## THE EXERCISE
Reproduce all the lines exactly as they stand, apart from the pictures.

## SUPPLIED MATERIAL
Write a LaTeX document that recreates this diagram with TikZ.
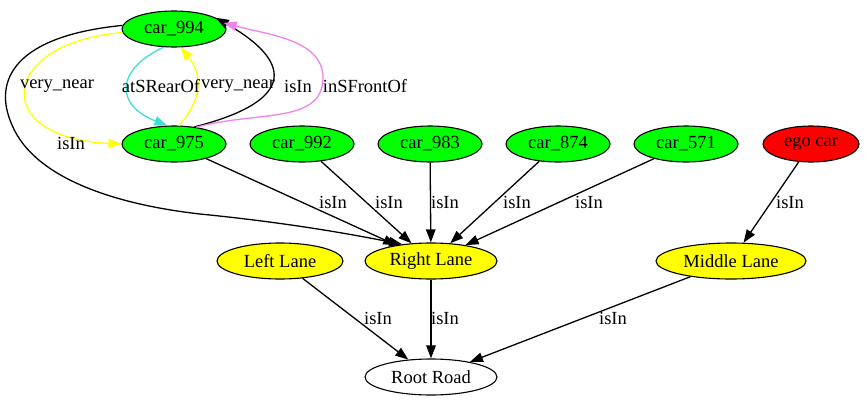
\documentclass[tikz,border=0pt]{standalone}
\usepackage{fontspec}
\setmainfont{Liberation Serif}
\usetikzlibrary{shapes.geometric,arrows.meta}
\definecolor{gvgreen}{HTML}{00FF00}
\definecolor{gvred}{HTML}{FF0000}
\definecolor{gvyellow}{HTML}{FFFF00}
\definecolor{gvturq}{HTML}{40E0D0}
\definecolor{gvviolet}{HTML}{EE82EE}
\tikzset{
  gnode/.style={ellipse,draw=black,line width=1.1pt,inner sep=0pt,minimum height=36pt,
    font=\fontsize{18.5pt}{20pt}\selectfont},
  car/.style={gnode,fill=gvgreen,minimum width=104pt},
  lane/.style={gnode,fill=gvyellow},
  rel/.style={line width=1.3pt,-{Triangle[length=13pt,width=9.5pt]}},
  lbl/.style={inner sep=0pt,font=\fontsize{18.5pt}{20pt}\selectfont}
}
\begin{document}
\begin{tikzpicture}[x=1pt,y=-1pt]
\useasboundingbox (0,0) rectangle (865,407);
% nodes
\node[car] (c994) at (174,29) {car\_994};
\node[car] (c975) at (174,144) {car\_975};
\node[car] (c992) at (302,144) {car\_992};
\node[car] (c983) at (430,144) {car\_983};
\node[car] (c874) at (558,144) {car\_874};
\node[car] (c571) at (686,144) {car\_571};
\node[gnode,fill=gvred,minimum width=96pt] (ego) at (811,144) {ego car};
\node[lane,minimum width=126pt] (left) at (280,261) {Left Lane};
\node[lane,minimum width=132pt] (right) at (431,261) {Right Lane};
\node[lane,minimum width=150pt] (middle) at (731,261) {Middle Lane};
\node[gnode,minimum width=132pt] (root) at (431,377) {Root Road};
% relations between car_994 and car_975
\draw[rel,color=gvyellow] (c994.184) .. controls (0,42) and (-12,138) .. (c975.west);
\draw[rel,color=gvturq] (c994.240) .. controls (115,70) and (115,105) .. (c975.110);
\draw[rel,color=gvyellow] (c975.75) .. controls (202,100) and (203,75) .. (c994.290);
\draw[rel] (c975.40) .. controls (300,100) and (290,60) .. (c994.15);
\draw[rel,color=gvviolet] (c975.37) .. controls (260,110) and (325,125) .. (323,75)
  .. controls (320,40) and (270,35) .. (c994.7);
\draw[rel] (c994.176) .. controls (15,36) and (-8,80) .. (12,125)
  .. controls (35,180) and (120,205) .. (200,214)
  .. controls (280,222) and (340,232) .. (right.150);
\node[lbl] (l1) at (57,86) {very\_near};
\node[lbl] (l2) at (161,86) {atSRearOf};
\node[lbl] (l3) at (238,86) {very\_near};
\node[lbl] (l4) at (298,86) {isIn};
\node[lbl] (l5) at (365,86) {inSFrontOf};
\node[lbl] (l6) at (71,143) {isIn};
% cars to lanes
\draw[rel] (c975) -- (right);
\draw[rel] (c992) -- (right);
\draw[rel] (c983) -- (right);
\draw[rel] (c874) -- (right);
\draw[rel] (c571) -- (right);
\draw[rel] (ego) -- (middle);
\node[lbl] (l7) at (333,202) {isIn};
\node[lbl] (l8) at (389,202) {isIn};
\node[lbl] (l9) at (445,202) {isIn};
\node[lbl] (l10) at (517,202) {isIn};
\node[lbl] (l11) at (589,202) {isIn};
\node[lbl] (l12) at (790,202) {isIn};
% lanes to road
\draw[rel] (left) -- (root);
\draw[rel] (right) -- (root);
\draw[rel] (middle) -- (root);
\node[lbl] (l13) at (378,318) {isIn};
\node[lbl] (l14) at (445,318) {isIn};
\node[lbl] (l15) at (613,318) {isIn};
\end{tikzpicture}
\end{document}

## REPLY TO THE EXERCISE
Write a LaTeX document that recreates this diagram with TikZ.
\documentclass[tikz,border=0pt]{standalone}
\usepackage{fontspec}
\setmainfont{Liberation Serif}
\usetikzlibrary{shapes.geometric,arrows.meta}
\definecolor{gvgreen}{HTML}{00FF00}
\definecolor{gvred}{HTML}{FF0000}
\definecolor{gvyellow}{HTML}{FFFF00}
\definecolor{gvturq}{HTML}{40E0D0}
\definecolor{gvviolet}{HTML}{EE82EE}
\tikzset{
  gnode/.style={ellipse,draw=black,line width=1.1pt,inner sep=0pt,minimum height=36pt,
    font=\fontsize{18.5pt}{20pt}\selectfont},
  car/.style={gnode,fill=gvgreen,minimum width=104pt},
  lane/.style={gnode,fill=gvyellow},
  rel/.style={line width=1.3pt,-{Triangle[length=13pt,width=9.5pt]}},
  lbl/.style={inner sep=0pt,font=\fontsize{18.5pt}{20pt}\selectfont}
}
\begin{document}
\begin{tikzpicture}[x=1pt,y=-1pt]
\useasboundingbox (0,0) rectangle (865,407);
% nodes
\node[car] (c994) at (174,29) {car\_994};
\node[car] (c975) at (174,144) {car\_975};
\node[car] (c992) at (302,144) {car\_992};
\node[car] (c983) at (430,144) {car\_983};
\node[car] (c874) at (558,144) {car\_874};
\node[car] (c571) at (686,144) {car\_571};
\node[gnode,fill=gvred,minimum width=96pt] (ego) at (811,144) {ego car};
\node[lane,minimum width=126pt] (left) at (280,261) {Left Lane};
\node[lane,minimum width=132pt] (right) at (431,261) {Right Lane};
\node[lane,minimum width=150pt] (middle) at (731,261) {Middle Lane};
\node[gnode,minimum width=132pt] (root) at (431,377) {Root Road};
% relations between car_994 and car_975
\draw[rel,color=gvyellow] (c994.184) .. controls (0,42) and (-12,138) .. (c975.west);
\draw[rel,color=gvturq] (c994.240) .. controls (115,70) and (115,105) .. (c975.110);
\draw[rel,color=gvyellow] (c975.75) .. controls (202,100) and (203,75) .. (c994.290);
\draw[rel] (c975.40) .. controls (300,100) and (290,60) .. (c994.15);
\draw[rel,color=gvviolet] (c975.37) .. controls (260,110) and (325,125) .. (323,75)
  .. controls (320,40) and (270,35) .. (c994.7);
\draw[rel] (c994.176) .. controls (15,36) and (-8,80) .. (12,125)
  .. controls (35,180) and (120,205) .. (200,214)
  .. controls (280,222) and (340,232) .. (right.150);
\node[lbl] (l1) at (57,86) {very\_near};
\node[lbl] (l2) at (161,86) {atSRearOf};
\node[lbl] (l3) at (238,86) {very\_near};
\node[lbl] (l4) at (298,86) {isIn};
\node[lbl] (l5) at (365,86) {inSFrontOf};
\node[lbl] (l6) at (71,143) {isIn};
% cars to lanes
\draw[rel] (c975) -- (right);
\draw[rel] (c992) -- (right);
\draw[rel] (c983) -- (right);
\draw[rel] (c874) -- (right);
\draw[rel] (c571) -- (right);
\draw[rel] (ego) -- (middle);
\node[lbl] (l7) at (333,202) {isIn};
\node[lbl] (l8) at (389,202) {isIn};
\node[lbl] (l9) at (445,202) {isIn};
\node[lbl] (l10) at (517,202) {isIn};
\node[lbl] (l11) at (589,202) {isIn};
\node[lbl] (l12) at (790,202) {isIn};
% lanes to road
\draw[rel] (left) -- (root);
\draw[rel] (right) -- (root);
\draw[rel] (middle) -- (root);
\node[lbl] (l13) at (378,318) {isIn};
\node[lbl] (l14) at (445,318) {isIn};
\node[lbl] (l15) at (613,318) {isIn};
\end{tikzpicture}
\end{document}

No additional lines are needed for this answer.